アメリカの模倣から始まった終身利用権方式は、もはや日本の経済環境で維持するのは困難になっている。高額の入居一時金を払っても入居者の資産にならない、一時金は15~20年で償却され償却後の返却金はない、入居者の事業者に対する担保力が弱いという終身利用権方式は、事業者側の論理が強く、事業者と入居者側の双方にメリットのある仕組みが望まれる。

問4:その住まいには資産価値を目減りさせない工夫があるか?

利用権方式では、事業者の本音は入居者の回転率を上げること、つまり、入居一時金の償却が終わったら、なるべく早く施設を出てもらい、新しい入居者を獲得することなる。
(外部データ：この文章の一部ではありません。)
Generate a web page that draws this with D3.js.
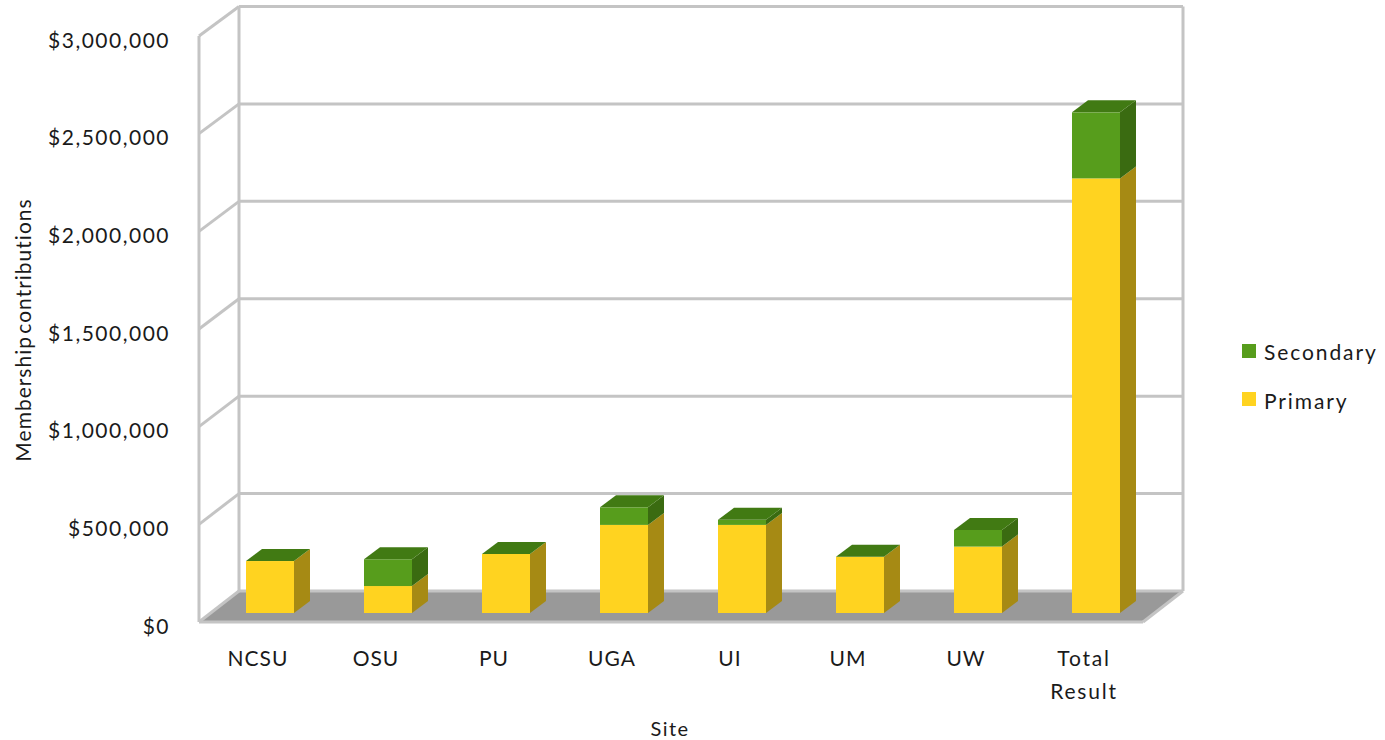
<!DOCTYPE html>
<html>
<head>
<meta charset="utf-8">
<script src="https://cdn.jsdelivr.net/npm/d3@7"></script>
<style>
  html, body { margin: 0; padding: 0; background: #fff; }
  text { font-family: Lato, "Open Sans", sans-serif; fill: #1a1a1a; }
</style>
</head>
<body>
<svg id="chart" width="1385" height="740"></svg>
<script>
// values
const sites = ["NCSU", "OSU", "PU", "UGA", "UI", "UM", "UW", "Total Result"]
const primary = [266000, 138000, 302000, 451000, 451000, 288000, 340000, 2225000]
const secondary = [0, 137000, 0, 90000, 26000, 0, 85000, 338000]
const seriesNames = ["Primary", "Secondary"]
const yTicks = [0, 500000, 1000000, 1500000, 2000000, 2500000, 3000000]

const colors = {
    Primary: { front: "#ffd320", side: "#a68a14" },
    Secondary: { front: "#579d1c", side: "#3a6b11", top: "#417a13" }
}
const wallColor = "#c4c4c4"

// front plane of the 3d box
const plotLeft = 199, plotRight = 1143, plotBottom = 622, plotTop = 36
// back wall, a little shorter than the front because of the perspective
const backBottom = 591, backTop = 6.5, depthX = 40
const barDepthX = 16, barDepthY = 12
const barWidth = 48, barLift = 9

const svg = d3.select("#chart")

const x = d3.scaleBand().domain(sites).range([plotLeft, plotRight])
const y = d3.scaleLinear().domain([0, 3000000]).range([plotBottom, plotTop])
const yBack = d3.scaleLinear().domain([0, 3000000]).range([backBottom, backTop])

const rows = sites.map((s, i) => ({ site: s, Primary: primary[i], Secondary: secondary[i] }))
const stacked = d3.stack().keys(seriesNames)(rows)

function poly(points) {
    const p = d3.path()
    points.forEach((pt, i) => i ? p.lineTo(pt[0], pt[1]) : p.moveTo(pt[0], pt[1]))
    p.closePath()
    return p.toString()
}

function segment(g, a, b) {
    g.append("line")
        .attr("x1", a[0]).attr("y1", a[1])
        .attr("x2", b[0]).attr("y2", b[1])
        .attr("stroke", wallColor)
        .attr("stroke-width", 3)
}

/*
 * Walls and floor
 */
const walls = svg.append("g")

walls.append("path")
    .attr("d", poly([[plotLeft, plotBottom], [plotLeft + depthX, backBottom],
        [plotRight + depthX, backBottom], [plotRight, plotBottom]]))
    .attr("fill", "#999999")

yTicks.forEach(v => {
    segment(walls, [plotLeft, y(v)], [plotLeft + depthX, yBack(v)])
    segment(walls, [plotLeft + depthX, yBack(v)], [plotRight + depthX, yBack(v)])
})
segment(walls, [plotLeft, plotTop], [plotLeft, plotBottom])
segment(walls, [plotLeft + depthX, backTop], [plotLeft + depthX, backBottom])
segment(walls, [plotRight + depthX, backTop], [plotRight + depthX, backBottom])
segment(walls, [plotLeft, plotBottom], [plotRight, plotBottom])
segment(walls, [plotRight, plotBottom], [plotRight + depthX, backBottom])

/*
 * Stacked bars, left to right and bottom to top so the overlaps come out right
 */
const bars = svg.append("g")

sites.forEach((site, i) => {
    const x0 = x(site) + 47
    const x1 = x0 + barWidth
    stacked.forEach(layer => {
        const c = colors[layer.key]
        const y0 = y(layer[i][0]) - barLift
        const y1 = y(layer[i][1]) - barLift
        bars.append("path")
            .attr("d", poly([[x1, y0], [x1 + barDepthX, y0 - barDepthY],
                [x1 + barDepthX, y1 - barDepthY], [x1, y1]]))
            .attr("fill", c.side)
        bars.append("rect")
            .attr("x", x0)
            .attr("y", y1)
            .attr("width", barWidth)
            .attr("height", y0 - y1)
            .attr("fill", c.front)
    })
    const yTop = y(primary[i] + secondary[i]) - barLift
    bars.append("path")
        .attr("d", poly([[x0, yTop], [x0 + barDepthX, yTop - barDepthY],
            [x1 + barDepthX, yTop - barDepthY], [x1, yTop]]))
        .attr("fill", colors.Secondary.top)
})

/*
 * Axes
 */
const yAxis = svg.append("g")
    .attr("transform", "translate(182, 4.5)")
    .call(d3.axisLeft(y).tickValues(yTicks).tickFormat(d3.format("$,")).tickSize(0).tickPadding(12))
yAxis.select(".domain").remove()
yAxis.selectAll("text")
    .attr("font-size", 21)
    .style("font-family", "Lato")
    .style("letter-spacing", "1.5px")

const xAxis = svg.append("g")
    .attr("transform", "translate(0, 656.5)")
    .call(d3.axisBottom(x).tickSize(0).tickPadding(0))
xAxis.select(".domain").remove()
xAxis.selectAll("text")
    .attr("font-size", 21)
    .style("font-family", "Lato")
    .style("letter-spacing", d => d.includes(" ") ? "1.8px" : "1px")
    .each(function (d) {
        const words = d.split(" ")
        const t = d3.select(this).text(null)
        words.forEach((w, i) => {
            t.append("tspan").attr("x", 0).attr("dy", i ? 33 : 9).text(w)
        })
    })

svg.append("text")
    .attr("x", 670)
    .attr("y", 736)
    .attr("text-anchor", "middle")
    .attr("font-size", 20)
    .style("letter-spacing", "1.4px")
    .text("Site")

svg.append("text")
    .attr("transform", "translate(31, 330) rotate(-90)")
    .attr("text-anchor", "middle")
    .attr("font-size", 21)
    .style("letter-spacing", "1px")
    .style("word-spacing", "-4px")
    .text("Membership contributions")

/*
 * Legend, secondary on top like the stack
 */
const legend = svg.append("g")
seriesNames.slice().reverse().forEach((name, i) => {
    const ly = 344 + i * 48
    legend.append("rect")
        .attr("x", 1242)
        .attr("y", ly)
        .attr("width", 14)
        .attr("height", 14)
        .attr("fill", colors[name].front)
    legend.append("text")
        .attr("x", 1264)
        .attr("y", ly + 16 + i)
        .attr("font-size", 21)
        .style("letter-spacing", "1.9px")
        .text(name)
})
</script>
</body>
</html>
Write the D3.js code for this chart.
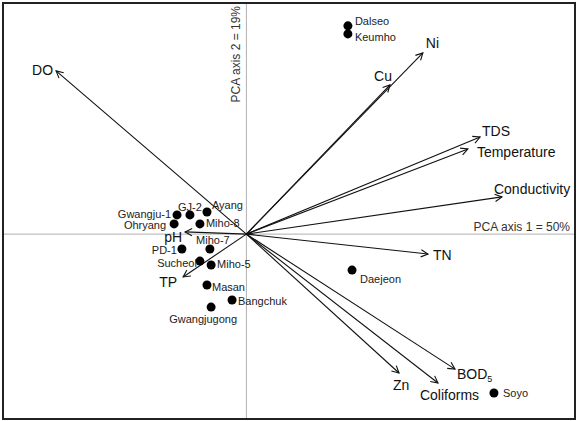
<!DOCTYPE html>
<html><head><meta charset="utf-8">
<script src="https://cdn.jsdelivr.net/npm/d3@7"></script>
<style>
html,body{margin:0;padding:0;background:#fff;}
svg{display:block;font-family:"Liberation Sans",Arial,sans-serif;}
</style></head>
<body>
<svg id="chart" width="580" height="421"></svg>
<script>
// ---- data ----
const variables = ["DO","Ni","Cu","TDS","Temperature","Conductivity","TN","BOD5","Coliforms","Zn","pH","TP"];
const varPC1 = [-0.782, 0.725, 0.590, 0.960, 0.910, 1.050, 0.746, 0.857, 0.787, 0.627, -0.252, -0.260];
const varPC2 = [ 0.671, 0.745, 0.613, 0.399, 0.350, 0.153, -0.082, -0.555, -0.612, -0.571, 0.009, -0.176];

const sites = ["Dalseo","Keumho","Daejeon","Soyo","Ayang","GJ-2","Gwangju-1","Ohryang","Miho-8","Miho-7","PD-1","Sucheol","Miho-5","Masan","Bangchuk","Gwangjugong"];
const sitePC1 = [0.417, 0.417, 0.434, 1.017, -0.162, -0.232, -0.285, -0.297, -0.191, -0.150, -0.265, -0.191, -0.145, -0.162, -0.059, -0.145];
const sitePC2 = [0.856, 0.823, -0.148, -0.653, 0.091, 0.079, 0.079, 0.042, 0.042, -0.061, -0.061, -0.111, -0.127, -0.209, -0.271, -0.300];

const axis1Label = "PCA axis 1 = 50%";
const axis2Label = "PCA axis 2 = 19%";

// ---- layout ----
const L = 3, R = 575, T = 3, B = 419;
const x = d3.scaleLinear().domain([-1, 1.35]).range([L, R]);
const y = d3.scaleLinear().domain([-0.76, 0.95]).range([B, T]);

// label placement (dx, dy, anchor) for variable arrows
const varLabelPos = {
  "DO":[-3,4,"end"], "Ni":[3,-5,"start"], "Cu":[2,-4,"end"], "TDS":[2,-1,"start"],
  "Temperature":[9,8,"start"], "Conductivity":[-8,-3,"start"], "TN":[5,6,"start"],
  "BOD5":[2,10,"start"], "Coliforms":[-18,17,"start"], "Zn":[-6,17,"start"],
  "pH":[-3,10,"end"], "TP":[-6,10,"end"]
};
const siteLabelPos = {
  "Dalseo":[7,-1,"start"], "Keumho":[7,7,"start"], "Daejeon":[8,13,"start"], "Soyo":[9,4,"start"],
  "Ayang":[5,-3,"start"], "GJ-2":[0,-4,"middle"], "Gwangju-1":[-6,3,"end"], "Ohryang":[-8,5,"end"],
  "Miho-8":[6,3,"start"], "Miho-7":[3,-5,"middle"], "PD-1":[-5,5,"end"], "Sucheol":[-3,6,"end"],
  "Miho-5":[6,3,"start"], "Masan":[5,6,"start"], "Bangchuk":[6,5,"start"], "Gwangjugong":[-8,16,"middle"]
};

const svg = d3.select("#chart");

svg.append("defs").append("marker")
  .attr("id","arr").attr("markerUnits","userSpaceOnUse")
  .attr("viewBox","-10 -6 12 12").attr("refX",0).attr("refY",0)
  .attr("markerWidth",12).attr("markerHeight",12).attr("orient","auto")
  .append("path").attr("d","M-7,-3.6 L0,0 L-7,3.6")
  .attr("fill","none").attr("stroke","#111").attr("stroke-width",1.1);

// zero axes
svg.append("line").attr("x1",L).attr("x2",R).attr("y1",y(0)).attr("y2",y(0))
  .attr("stroke","#b0b0b0").attr("stroke-width",1);
svg.append("line").attr("x1",x(0)).attr("x2",x(0)).attr("y1",T).attr("y2",B)
  .attr("stroke","#b0b0b0").attr("stroke-width",1);

// axis labels
svg.append("text").attr("x",570).attr("y",231).attr("text-anchor","end")
  .attr("font-size",12).attr("fill","#333").text(axis1Label);
svg.append("text").attr("transform",`translate(${x(0)-6},6) rotate(-90)`)
  .attr("text-anchor","end").attr("font-size",12).attr("fill","#333").text(axis2Label);

// arrows
const vars = variables.map((v,i)=>({name:v, px:varPC1[i], py:varPC2[i]}));
svg.append("g").selectAll("line").data(vars).join("line")
  .attr("x1",x(0)).attr("y1",y(0))
  .attr("x2",d=>x(d.px)).attr("y2",d=>y(d.py))
  .attr("stroke","#111").attr("stroke-width",1.1)
  .attr("marker-end","url(#arr)");

const vl = svg.append("g").selectAll("text").data(vars).join("text")
  .attr("x",d=>x(d.px)+varLabelPos[d.name][0])
  .attr("y",d=>y(d.py)+varLabelPos[d.name][1])
  .attr("text-anchor",d=>varLabelPos[d.name][2])
  .attr("font-size",14).attr("fill","#111");
vl.each(function(d){
  const t = d3.select(this);
  if (d.name === "BOD5") {
    t.append("tspan").text("BOD");
    t.append("tspan").attr("font-size",9).attr("dy",3).text("5");
  } else t.text(d.name);
});

// sites
const pts = sites.map((s,i)=>({name:s, px:sitePC1[i], py:sitePC2[i]}));
svg.append("g").selectAll("circle").data(pts).join("circle")
  .attr("cx",d=>x(d.px)).attr("cy",d=>y(d.py)).attr("r",4.5).attr("fill","#000");
svg.append("g").selectAll("text").data(pts).join("text")
  .attr("x",d=>x(d.px)+siteLabelPos[d.name][0])
  .attr("y",d=>y(d.py)+siteLabelPos[d.name][1])
  .attr("text-anchor",d=>siteLabelPos[d.name][2])
  .attr("font-size",11).attr("fill","#222").text(d=>d.name);

// frame
svg.append("rect").attr("x",L).attr("y",T).attr("width",R-L).attr("height",B-T)
  .attr("fill","none").attr("stroke","#222").attr("stroke-width",2);
</script>
</body></html>
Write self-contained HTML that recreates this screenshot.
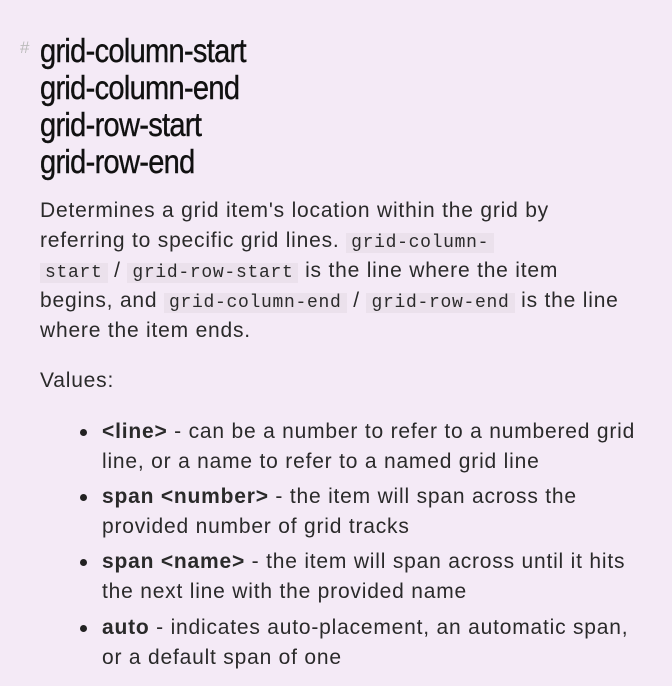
<!DOCTYPE html>
<html><head><style>
body{margin:0;background:#f4eaf6;width:672px;height:686px;overflow:hidden;font-family:"Liberation Sans",sans-serif;color:#222;}
.h{position:absolute;left:40px;font-family:"Liberation Sans",sans-serif;font-size:33px;color:#111;letter-spacing:-0.8px;line-height:37px;top:32px;transform:scaleX(0.88);transform-origin:0 0;-webkit-text-stroke:0.4px #111;}
.hash{position:absolute;left:20px;top:38px;color:#bbb;font-size:17px;}
.t{position:absolute;font-size:21px;letter-spacing:0.8px;line-height:30px;white-space:nowrap;color:#2a2a2a;}
code{font-family:"Liberation Mono",monospace;font-size:18px;letter-spacing:0.7px;background:#ebe1ec;padding:0 5px;line-height:1;}
.b{position:absolute;left:80px;width:7px;height:7px;border-radius:50%;background:#222;}
</style></head><body>
<div class="hash">#</div>
<div class="h">grid-column-start<br>grid-column-end<br>grid-row-start<br>grid-row-end</div>
<div class="t" style="left:40px;top:196px">Determines a grid item's location within the grid by<br>referring to specific grid lines. <code>grid-column-</code><br><code>start</code> / <code>grid-row-start</code> is the line where the item<br>begins, and <code>grid-column-end</code> / <code>grid-row-end</code> is the line<br>where the item ends.</div>
<div class="t" style="left:40px;top:366px">Values:</div>
<div class="b" style="top:429px"></div>
<div class="t" style="left:102px;top:417px"><b>&lt;line&gt;</b> - can be a number to refer to a numbered grid<br>line, or a name to refer to a named grid line</div>
<div class="b" style="top:494px"></div>
<div class="t" style="left:102px;top:482px"><b>span &lt;number&gt;</b> - the item will span across the<br>provided number of grid tracks</div>
<div class="b" style="top:559px"></div>
<div class="t" style="left:102px;top:547px"><b>span &lt;name&gt;</b> - the item will span across until it hits<br>the next line with the provided name</div>
<div class="b" style="top:625px"></div>
<div class="t" style="left:102px;top:613px"><b>auto</b> - indicates auto-placement, an automatic span,<br>or a default span of one</div>
</body></html>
したがって、事業者は施設建設費用を必要最小限度にとどめようとする。このため、年数が経過すると施設は急速に老朽化し、資産としての価値は低下しやすい。

一方、所有権をもち、自分の資産としての住まいであるならば、その資産価値をなるべく目減りさせたくないはず。シニア住宅先進国のアメリカでは、住宅価値の7割は土地ではなく、家屋の価値である。使用されている材質や建築デザインなどで中古販売の際の価格が決まる。

今後日本でも所有権方式のシニア住宅が増える場合、資産価値を目減りさせない工夫がどれだけ施されているかが重要になってくるはずだ。

問5:その住まいには好きなことに没頭できる生活環境があるか?

「いきがい」とは「生きる目的」とも言えるが、これは人によってさまざまであり、住宅事業者が提供できるものではないだろう。

しかし、たとえば、「自分の好きなことに没頭できる」「気の合う仲間が大勢いる」「若い人との交流が頻繁できる」などの生活環境がある住まいであるならば、自ずと「いきがい」も見つけやすくなるのではないか。こうした工夫をどれだけ施しているかが長い人生をいきいきと過ごすために大切だ。